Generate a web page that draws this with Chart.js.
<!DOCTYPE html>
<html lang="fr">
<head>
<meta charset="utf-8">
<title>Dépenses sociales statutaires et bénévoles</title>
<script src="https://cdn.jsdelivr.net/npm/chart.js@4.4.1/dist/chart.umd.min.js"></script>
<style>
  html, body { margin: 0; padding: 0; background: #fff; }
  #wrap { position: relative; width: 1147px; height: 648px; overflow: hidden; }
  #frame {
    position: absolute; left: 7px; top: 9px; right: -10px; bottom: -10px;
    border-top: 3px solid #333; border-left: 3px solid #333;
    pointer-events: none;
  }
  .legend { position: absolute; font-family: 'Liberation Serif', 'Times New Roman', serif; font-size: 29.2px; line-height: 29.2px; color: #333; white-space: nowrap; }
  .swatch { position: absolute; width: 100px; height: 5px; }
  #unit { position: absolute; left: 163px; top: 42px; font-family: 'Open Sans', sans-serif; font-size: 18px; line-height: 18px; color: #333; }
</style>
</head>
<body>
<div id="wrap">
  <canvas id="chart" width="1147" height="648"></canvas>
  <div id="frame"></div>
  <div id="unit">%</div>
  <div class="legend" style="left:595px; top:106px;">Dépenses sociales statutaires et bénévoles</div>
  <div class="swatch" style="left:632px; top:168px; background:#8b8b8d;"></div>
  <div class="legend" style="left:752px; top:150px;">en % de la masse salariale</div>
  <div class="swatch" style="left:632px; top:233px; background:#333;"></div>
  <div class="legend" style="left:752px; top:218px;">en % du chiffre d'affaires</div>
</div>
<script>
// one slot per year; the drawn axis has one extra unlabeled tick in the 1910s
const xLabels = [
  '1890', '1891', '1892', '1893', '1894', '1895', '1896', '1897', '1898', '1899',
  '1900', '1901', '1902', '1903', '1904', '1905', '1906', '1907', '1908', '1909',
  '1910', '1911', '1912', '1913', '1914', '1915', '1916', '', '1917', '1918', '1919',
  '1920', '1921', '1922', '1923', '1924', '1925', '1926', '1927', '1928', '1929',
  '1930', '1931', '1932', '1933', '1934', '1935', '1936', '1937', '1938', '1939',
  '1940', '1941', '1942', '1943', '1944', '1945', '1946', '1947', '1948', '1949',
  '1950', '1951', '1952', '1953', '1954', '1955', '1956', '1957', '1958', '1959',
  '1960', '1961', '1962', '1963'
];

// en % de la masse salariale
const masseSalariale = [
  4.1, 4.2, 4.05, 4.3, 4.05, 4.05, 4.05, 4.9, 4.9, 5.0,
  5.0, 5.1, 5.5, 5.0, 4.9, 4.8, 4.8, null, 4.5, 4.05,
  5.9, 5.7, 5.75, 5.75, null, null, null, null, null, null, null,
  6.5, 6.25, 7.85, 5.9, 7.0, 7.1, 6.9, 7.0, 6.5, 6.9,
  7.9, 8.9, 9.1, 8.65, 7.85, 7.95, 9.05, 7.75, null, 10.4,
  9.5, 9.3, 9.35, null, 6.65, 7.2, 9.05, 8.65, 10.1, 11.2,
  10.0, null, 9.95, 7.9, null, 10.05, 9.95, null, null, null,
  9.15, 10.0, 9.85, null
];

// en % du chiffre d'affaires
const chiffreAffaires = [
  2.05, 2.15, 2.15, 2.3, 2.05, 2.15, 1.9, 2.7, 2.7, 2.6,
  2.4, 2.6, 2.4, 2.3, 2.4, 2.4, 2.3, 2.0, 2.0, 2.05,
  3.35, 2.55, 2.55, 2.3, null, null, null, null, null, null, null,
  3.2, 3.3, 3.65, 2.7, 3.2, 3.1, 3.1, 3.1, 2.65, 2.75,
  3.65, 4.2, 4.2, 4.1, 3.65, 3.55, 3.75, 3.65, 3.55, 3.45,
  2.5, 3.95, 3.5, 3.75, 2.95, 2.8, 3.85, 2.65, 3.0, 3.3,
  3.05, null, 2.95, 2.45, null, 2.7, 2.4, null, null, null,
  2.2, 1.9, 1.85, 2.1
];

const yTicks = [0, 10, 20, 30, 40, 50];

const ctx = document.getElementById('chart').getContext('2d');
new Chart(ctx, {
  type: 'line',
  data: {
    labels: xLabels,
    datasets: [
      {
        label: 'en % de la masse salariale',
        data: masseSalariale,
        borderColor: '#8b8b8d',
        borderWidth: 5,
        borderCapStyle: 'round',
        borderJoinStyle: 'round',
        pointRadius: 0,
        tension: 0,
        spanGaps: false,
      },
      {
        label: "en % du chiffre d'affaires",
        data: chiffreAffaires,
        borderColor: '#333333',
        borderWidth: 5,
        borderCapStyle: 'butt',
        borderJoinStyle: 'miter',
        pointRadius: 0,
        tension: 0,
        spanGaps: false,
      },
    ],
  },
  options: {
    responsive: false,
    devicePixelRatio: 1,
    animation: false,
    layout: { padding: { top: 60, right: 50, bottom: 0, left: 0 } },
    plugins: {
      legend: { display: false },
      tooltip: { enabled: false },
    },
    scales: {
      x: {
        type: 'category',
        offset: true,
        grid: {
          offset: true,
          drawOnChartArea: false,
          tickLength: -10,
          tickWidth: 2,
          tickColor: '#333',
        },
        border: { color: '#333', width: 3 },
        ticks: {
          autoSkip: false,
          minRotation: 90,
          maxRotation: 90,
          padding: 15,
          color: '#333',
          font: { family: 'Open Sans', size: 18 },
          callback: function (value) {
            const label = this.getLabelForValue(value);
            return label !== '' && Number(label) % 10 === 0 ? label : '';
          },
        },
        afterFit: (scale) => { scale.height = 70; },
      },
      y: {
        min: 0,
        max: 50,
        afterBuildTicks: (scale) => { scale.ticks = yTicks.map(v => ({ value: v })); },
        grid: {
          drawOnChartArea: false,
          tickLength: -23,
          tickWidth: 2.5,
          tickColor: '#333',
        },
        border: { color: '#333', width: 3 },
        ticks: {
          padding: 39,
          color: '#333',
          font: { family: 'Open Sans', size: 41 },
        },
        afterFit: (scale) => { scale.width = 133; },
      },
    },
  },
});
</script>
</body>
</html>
******
> **Goal of the exercise**:
Quote the entire listing above exactly.

> **Result below**:
Generate a web page that draws this with Chart.js.
<!DOCTYPE html>
<html lang="fr">
<head>
<meta charset="utf-8">
<title>Dépenses sociales statutaires et bénévoles</title>
<script src="https://cdn.jsdelivr.net/npm/chart.js@4.4.1/dist/chart.umd.min.js"></script>
<style>
  html, body { margin: 0; padding: 0; background: #fff; }
  #wrap { position: relative; width: 1147px; height: 648px; overflow: hidden; }
  #frame {
    position: absolute; left: 7px; top: 9px; right: -10px; bottom: -10px;
    border-top: 3px solid #333; border-left: 3px solid #333;
    pointer-events: none;
  }
  .legend { position: absolute; font-family: 'Liberation Serif', 'Times New Roman', serif; font-size: 29.2px; line-height: 29.2px; color: #333; white-space: nowrap; }
  .swatch { position: absolute; width: 100px; height: 5px; }
  #unit { position: absolute; left: 163px; top: 42px; font-family: 'Open Sans', sans-serif; font-size: 18px; line-height: 18px; color: #333; }
</style>
</head>
<body>
<div id="wrap">
  <canvas id="chart" width="1147" height="648"></canvas>
  <div id="frame"></div>
  <div id="unit">%</div>
  <div class="legend" style="left:595px; top:106px;">Dépenses sociales statutaires et bénévoles</div>
  <div class="swatch" style="left:632px; top:168px; background:#8b8b8d;"></div>
  <div class="legend" style="left:752px; top:150px;">en % de la masse salariale</div>
  <div class="swatch" style="left:632px; top:233px; background:#333;"></div>
  <div class="legend" style="left:752px; top:218px;">en % du chiffre d'affaires</div>
</div>
<script>
// one slot per year; the drawn axis has one extra unlabeled tick in the 1910s
const xLabels = [
  '1890', '1891', '1892', '1893', '1894', '1895', '1896', '1897', '1898', '1899',
  '1900', '1901', '1902', '1903', '1904', '1905', '1906', '1907', '1908', '1909',
  '1910', '1911', '1912', '1913', '1914', '1915', '1916', '', '1917', '1918', '1919',
  '1920', '1921', '1922', '1923', '1924', '1925', '1926', '1927', '1928', '1929',
  '1930', '1931', '1932', '1933', '1934', '1935', '1936', '1937', '1938', '1939',
  '1940', '1941', '1942', '1943', '1944', '1945', '1946', '1947', '1948', '1949',
  '1950', '1951', '1952', '1953', '1954', '1955', '1956', '1957', '1958', '1959',
  '1960', '1961', '1962', '1963'
];

// en % de la masse salariale
const masseSalariale = [
  4.1, 4.2, 4.05, 4.3, 4.05, 4.05, 4.05, 4.9, 4.9, 5.0,
  5.0, 5.1, 5.5, 5.0, 4.9, 4.8, 4.8, null, 4.5, 4.05,
  5.9, 5.7, 5.75, 5.75, null, null, null, null, null, null, null,
  6.5, 6.25, 7.85, 5.9, 7.0, 7.1, 6.9, 7.0, 6.5, 6.9,
  7.9, 8.9, 9.1, 8.65, 7.85, 7.95, 9.05, 7.75, null, 10.4,
  9.5, 9.3, 9.35, null, 6.65, 7.2, 9.05, 8.65, 10.1, 11.2,
  10.0, null, 9.95, 7.9, null, 10.05, 9.95, null, null, null,
  9.15, 10.0, 9.85, null
];

// en % du chiffre d'affaires
const chiffreAffaires = [
  2.05, 2.15, 2.15, 2.3, 2.05, 2.15, 1.9, 2.7, 2.7, 2.6,
  2.4, 2.6, 2.4, 2.3, 2.4, 2.4, 2.3, 2.0, 2.0, 2.05,
  3.35, 2.55, 2.55, 2.3, null, null, null, null, null, null, null,
  3.2, 3.3, 3.65, 2.7, 3.2, 3.1, 3.1, 3.1, 2.65, 2.75,
  3.65, 4.2, 4.2, 4.1, 3.65, 3.55, 3.75, 3.65, 3.55, 3.45,
  2.5, 3.95, 3.5, 3.75, 2.95, 2.8, 3.85, 2.65, 3.0, 3.3,
  3.05, null, 2.95, 2.45, null, 2.7, 2.4, null, null, null,
  2.2, 1.9, 1.85, 2.1
];

const yTicks = [0, 10, 20, 30, 40, 50];

const ctx = document.getElementById('chart').getContext('2d');
new Chart(ctx, {
  type: 'line',
  data: {
    labels: xLabels,
    datasets: [
      {
        label: 'en % de la masse salariale',
        data: masseSalariale,
        borderColor: '#8b8b8d',
        borderWidth: 5,
        borderCapStyle: 'round',
        borderJoinStyle: 'round',
        pointRadius: 0,
        tension: 0,
        spanGaps: false,
      },
      {
        label: "en % du chiffre d'affaires",
        data: chiffreAffaires,
        borderColor: '#333333',
        borderWidth: 5,
        borderCapStyle: 'butt',
        borderJoinStyle: 'miter',
        pointRadius: 0,
        tension: 0,
        spanGaps: false,
      },
    ],
  },
  options: {
    responsive: false,
    devicePixelRatio: 1,
    animation: false,
    layout: { padding: { top: 60, right: 50, bottom: 0, left: 0 } },
    plugins: {
      legend: { display: false },
      tooltip: { enabled: false },
    },
    scales: {
      x: {
        type: 'category',
        offset: true,
        grid: {
          offset: true,
          drawOnChartArea: false,
          tickLength: -10,
          tickWidth: 2,
          tickColor: '#333',
        },
        border: { color: '#333', width: 3 },
        ticks: {
          autoSkip: false,
          minRotation: 90,
          maxRotation: 90,
          padding: 15,
          color: '#333',
          font: { family: 'Open Sans', size: 18 },
          callback: function (value) {
            const label = this.getLabelForValue(value);
            return label !== '' && Number(label) % 10 === 0 ? label : '';
          },
        },
        afterFit: (scale) => { scale.height = 70; },
      },
      y: {
        min: 0,
        max: 50,
        afterBuildTicks: (scale) => { scale.ticks = yTicks.map(v => ({ value: v })); },
        grid: {
          drawOnChartArea: false,
          tickLength: -23,
          tickWidth: 2.5,
          tickColor: '#333',
        },
        border: { color: '#333', width: 3 },
        ticks: {
          padding: 39,
          color: '#333',
          font: { family: 'Open Sans', size: 41 },
        },
        afterFit: (scale) => { scale.width = 133; },
      },
    },
  },
});
</script>
</body>
</html>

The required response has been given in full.